UN High Commissioner for Human Rights, South African judge Navanethem (Navi) Pillay poses in her office at the Palais Wilson, headquarters of the specialised UN agency as she takes up her post on Spetember 1, 2008 in Geneva
UN High Commissioner for Human Rights, South African judge Navanethem (Navi) Pillay (File)
Top U.N. human rights official Navi Pillay is calling on all parties to respect human rights international law. She says she fears a repeat of the same kind of horrendous human-rights violations that have occurred during previous outbreaks of fighting in this region.

These she says have included large-scale summary and arbitrary executions, rapes, disappearances, torture, harassment, unlawful arrest and arbitrary detention.

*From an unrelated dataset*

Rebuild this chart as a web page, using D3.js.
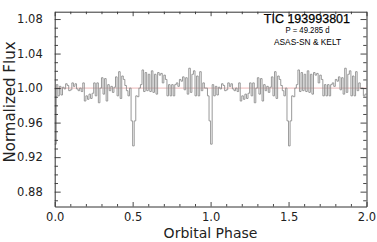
<!DOCTYPE html>
<html>
<head>
<meta charset="utf-8">
<script src="https://cdn.jsdelivr.net/npm/d3@7.9.0/dist/d3.min.js"></script>
<style>
  body { margin: 0; background: #fff; }
  svg { display: block; }
</style>
</head>
<body>
<div id="chart"></div>
<script>
// binned light curve, one orbit (phase 0.00 .. 0.99, bin width 0.01)
const binWidth = 0.01;
const fluxCycle = [
  0.935, 1.004, 0.991, 1.002, 0.992, 1.001, 0.999, 1.005, 1.003, 0.997,
  0.998, 1.006, 1.002, 1.005, 0.999, 0.997, 1.000, 0.996, 1.006, 0.985,
  0.991, 0.987, 0.993, 0.988, 0.994, 1.006, 0.991, 1.006, 0.983, 1.000,
  1.012, 0.993, 1.011, 0.985, 1.004, 0.997, 1.002, 0.995, 1.001, 1.013,
  0.991, 1.019, 0.988, 1.014, 1.010, 1.003, 0.997, 0.991, 1.000, 0.962,
  0.933, 0.962, 0.991, 0.990, 1.000, 1.004, 1.021, 0.996, 1.018, 0.997,
  1.016, 0.996, 1.020, 0.995, 1.016, 0.993, 1.018, 1.015, 1.017, 1.006,
  1.015, 1.010, 0.991, 1.004, 0.991, 1.004, 0.991, 1.004, 1.006, 1.002,
  1.010, 1.008, 1.013, 0.998, 1.012, 0.993, 1.023, 0.995, 1.016, 1.020,
  0.991, 1.014, 0.991, 1.019, 0.997, 1.006, 1.000, 1.000, 0.991, 0.962
];
const nCycles = 2;
const xTicksMajor = [0, 0.5, 1, 1.5, 2];
const yTicksMajor = [0.88, 0.92, 0.96, 1.00, 1.04, 1.08];
const title = 'TIC 193993801';
const subtitle = ['P = 49.285 d', 'ASAS-SN & KELT'];

const W = 377, H = 242;
const margin = { left: 54.7, right: 10.5, top: 11.7, bottom: 35.5 };

// phase-folded series repeated over two cycles
const series = [];
for (let c = 0; c < nCycles; c++) {
  fluxCycle.forEach((v, i) => series.push({ phase: c + i * binWidth, flux: v }));
}
// last bin of the plot differs a little from the cycle copy
series[series.length - 1].flux = 0.993;
series.push({ phase: nCycles, flux: series[series.length - 1].flux });

const x = d3.scaleLinear().domain([0, 2]).range([margin.left, W - margin.right]);
const y = d3.scaleLinear().domain([0.8628, 1.0885]).range([H - margin.bottom, margin.top]);

const svg = d3.select('#chart').append('svg')
  .attr('width', W).attr('height', H);

// reference line at unity
svg.append('line')
  .attr('x1', x(0)).attr('x2', x(2))
  .attr('y1', y(1)).attr('y2', y(1))
  .attr('stroke', '#e9a3a3').attr('stroke-width', 0.8);

const line = d3.line()
  .x(d => x(d.phase))
  .y(d => y(d.flux))
  .curve(d3.curveStepAfter);

svg.append('path')
  .datum(series)
  .attr('d', line)
  .attr('fill', 'none')
  .attr('stroke', '#8d8d8d')
  .attr('stroke-width', 0.9);

// axes: inward ticks on all four sides
const xMinor = d3.range(0, 2.0001, 0.1);
const yMinor = d3.range(0.87, 1.0801, 0.01);
const fmtX = d3.format('.1f'), fmtY = d3.format('.2f');
const isMajor = (v, list) => list.some(m => Math.abs(m - v) < 1e-6);

const axBottom = svg.append('g').attr('transform', `translate(0,${y.range()[0]})`)
  .call(d3.axisBottom(x).tickValues(xMinor).tickSizeInner(0).tickSizeOuter(0)
    .tickFormat(d => isMajor(d, xTicksMajor) ? fmtX(d) : ''));
axBottom.selectAll('.tick line').attr('y2', d => isMajor(d, xTicksMajor) ? -4.5 : -2.5);

const axTop = svg.append('g').attr('transform', `translate(0,${y.range()[1]})`)
  .call(d3.axisTop(x).tickValues(xMinor).tickSizeInner(0).tickSizeOuter(0).tickFormat(''));
axTop.selectAll('.tick line').attr('y2', d => isMajor(d, xTicksMajor) ? 4.5 : 2.5);

const axLeft = svg.append('g').attr('transform', `translate(${x.range()[0]},0)`)
  .call(d3.axisLeft(y).tickValues(yMinor).tickSizeInner(0).tickSizeOuter(0)
    .tickFormat(d => isMajor(d, yTicksMajor) ? fmtY(d) : ''));
axLeft.selectAll('.tick line').attr('x2', d => isMajor(d, yTicksMajor) ? 6 : 3.3);

const axRight = svg.append('g').attr('transform', `translate(${x.range()[1]},0)`)
  .call(d3.axisRight(y).tickValues(yMinor).tickSizeInner(0).tickSizeOuter(0).tickFormat(''));
axRight.selectAll('.tick line').attr('x2', d => isMajor(d, yTicksMajor) ? -6 : -3.3);

svg.selectAll('.domain').attr('stroke', '#333').attr('stroke-width', 1);
svg.selectAll('.tick line').attr('stroke', '#333').attr('stroke-width', 0.9);
svg.selectAll('.tick text')
  .attr('font-family', 'DejaVu Sans').attr('font-size', 11.5).attr('fill', '#222');
axBottom.selectAll('.tick text').attr('y', 6);
axLeft.selectAll('.tick text').attr('x', -12);

// axis titles
svg.append('text')
  .attr('x', 210.5).attr('y', 238)
  .attr('text-anchor', 'middle')
  .attr('font-family', 'DejaVu Sans').attr('font-size', 14).attr('fill', '#222')
  .text('Orbital Phase');

svg.append('text')
  .attr('transform', 'translate(14.5,102) rotate(-90)')
  .attr('text-anchor', 'middle')
  .attr('font-family', 'DejaVu Sans').attr('font-size', 15).attr('fill', '#222')
  .text('Normalized Flux');

// annotation
svg.append('text')
  .attr('x', 350).attr('y', 23)
  .attr('text-anchor', 'end')
  .attr('font-family', 'Liberation Sans').attr('font-size', 12.5).attr('fill', '#000')
  .attr('stroke', '#000').attr('stroke-width', 0.25)
  .text(title);

svg.selectAll('.sub')
  .data(subtitle)
  .join('text')
  .attr('class', 'sub')
  .attr('x', 307.5).attr('y', (d, i) => 33 + i * 12.3)
  .attr('text-anchor', 'middle')
  .attr('font-family', 'Liberation Sans').attr('font-size', 9.3).attr('fill', '#000')
  .attr('textLength', (d, i) => i === 0 ? 44 : 67)
  .attr('lengthAdjust', 'spacingAndGlyphs')
  .text(d => d);
</script>
</body>
</html>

The High Commissioner's spokesman, Rupert Colville, says during the past few days, a number of fresh violations have been recorded by U.N. human rights staff in North Kivu.

"In the provincial capital Goma, looting, killings and rapes appear to have been carried out primarily by soldiers belonging to the national army known as the FARDC, many of whom fled the fighting further north," said Colville. "Other very serious abuses, including targeted killings, have been reported from areas held by forces of the National Congress for the Defense of the People, commanded by Laurent Nkunda."

Colville recounts a number of specific cases of abuse committed by Congolese government troops. He says U.N. human rights officers visited a number of houses. He says they gathered information about civilians, including children, who were murdered and wounded while soldiers were looting the premises.  

He says U.N. human-rights monitors have documented violations perpetrated by rebel troops or forces of the National Congress for the Defense of the People, known by the acronym CNDP.

"In rebel-held areas north of Goma, CNDP fighters are reported to have fired indiscriminately at a clinic into which government soldiers had fled, leading to civilian casualties, and later in the week a similar incident took place at a clinic in Rutshuru," said Colville. "Human-rights activists appear to be targeted.  Activists in both Goma and rebel-held areas have told U. N. staff that they have been threatened or narrowly escaped being killed. There is fear of both forces, the army and CNDP."  

Colville says there is no figure on the total number of civilians killed.

U.N. High Commissioner Pillay is calling for the government of Joseph Kabila to put in place radical institutional reforms. She says the country's security forces must be taught to fully respect the human rights of its citizens.

She notes most violations in North Kivu's provincial capital, Goma should not have happened because they were committed by looting soldiers belonging to the government forces.  

She is urging the government to take swift and significant action to control its soldiers and to protect the civilian population.